The Physics of Paddling: How Blade Design Dictates Your Kayaking Experience

Phenomenon Observation

You're on the Guadalupe River in Texas, renting a kayak from a local outfitter. One paddler glides effortlessly upstream, each stroke seeming to pull them forward with minimal splash and maximum efficiency. Another, just a few yards away, is working visibly harder, churning the water with a frantic, splashing rhythm yet making slower progress. Both are similarly fit, in identical rental kayaks on the same stretch of river. The critical variable isn't the paddler's strength or the boat—it's the paddle in their hands. This everyday observation on any river from Victoria to the American Midwest points to a fundamental scientific question: why do different paddle designs perform so differently, and what does the marketing from rental services and outdoor brands often overlook about the core physics at play?

Scientific Principle

At its heart, paddling is an exercise in fluid dynamics and the transfer of momentum. The paddle blade acts as a hydrofoil moving through a fluid (water). The primary force generation comes from drag and lift. A power stroke is not merely a "pull" through water; it is a complex interaction where the blade, angled correctly, creates a high-pressure zone on the power face (the side pulling backward) and a low-pressure zone on the back face. This pressure differential generates lift perpendicular to the blade face, which can be vectored into forward propulsion.

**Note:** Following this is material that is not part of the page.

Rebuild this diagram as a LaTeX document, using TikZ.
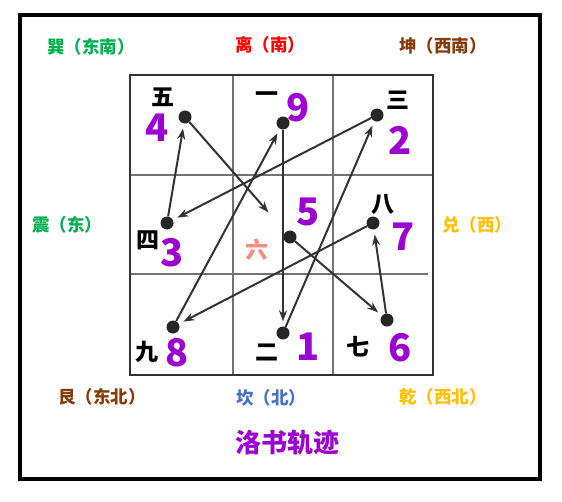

Blade geometry is the master variable. The mainstream view pushed by many recreational brands emphasizes size: "a bigger blade moves more water." This is a simplistic and often misleading sales pitch. A critical examination reveals a more nuanced truth:

• Surface Area & Load: A larger blade (common in "high-performance" marketing) does catch more water, creating greater immediate resistance (inertial drag). However, it demands a higher peak force from the paddler's muscles, leading to rapid fatigue. It's akin to pushing a heavy weight versus a lighter one repeatedly—power output may spike, but sustainable efficiency drops.
• Blade Shape & "Catch": The initial moment the blade enters the water—the "catch"—is where efficiency is won or lost. A dihedral shape (a central spine) and a slight spoon (concavity) help stabilize the blade, preventing it from "wobbling" or cavitating (sucking air), thereby ensuring clean, solid water purchase from the very start of the stroke. Many budget-friendly rental paddles lack this refined design, wasting energy.
• Shaft Dynamics: The material and flex of the shaft are not just about weight. A shaft with controlled flex can act as a spring, storing and releasing energy within the stroke cycle, potentially reducing joint stress. The uncritical adoption of ultralight, rigid carbon fiber in all contexts ignores the potential benefits of engineered compliance for the recreational user.

Recent research in sports biomechanics, such as studies published in the Journal of Sports Sciences, uses motion capture and force transducers on blades to model optimal stroke paths. This science challenges the "harder is better" dogma, showing that a moderately-sized, well-designed blade with a clean catch and smooth exit produces more consistent propulsion with lower metabolic cost—a crucial factor for family-friendly tourism or long adventures.

Practical Application

For the consumer evaluating a purchase or a rental, this science translates directly into product experience and value for money. The mainstream market is flooded with "one-size-fits-all" paddles marketed on vague adventure aesthetics. A questioning approach is essential.

For the Purchasing Decision: Look beyond length and weight. Interrogate the blade: 1. Size for Use: Match blade surface area to your stamina and typical trip length. For recreational touring or family-friendly outings, a mid-sized blade often offers the best balance of power and endurance. 2. Shape Scrutiny: Examine the blade profile. Is it flat and featureless (prone to flutter), or does it have a defined spine and subtle curvature for stability? 3. Material Value: A fiberglass composite paddle often provides a better balance of durability, flex, and cost for the casual enthusiast than the premium-priced carbon option. Does the price hike for "high-modulus carbon" translate to a tangibly better experience for a few weekend trips a year, or is it merely a status feature?

For the Rental Experience: When approaching a rental service, don't just accept the paddle handed to you. Inspect it. A paddle with significant chips on the blade edges will create turbulent, inefficient flows. A heavily sun-damaged, warped, or overly flexible shaft is a liability. Your rental fee buys access to functional equipment; critically assessing the paddle's condition is as important as checking the kayak for leaks.

The connection to nature and water sports is deepened not by blindly accepting gear marketing, but by understanding the tools of engagement. The efficient transfer of energy from your body, through a well-designed lever, into the water is what transforms exhausting effort into graceful motion. It allows you to explore further, observe more, and conserve energy for the true joys of the river—the wildlife, the scenery, the adventure. In the end, the most family-friendly, recreational, and valuable piece of equipment is the one whose science aligns with your physiology and purpose, not just its price tag or brand logo.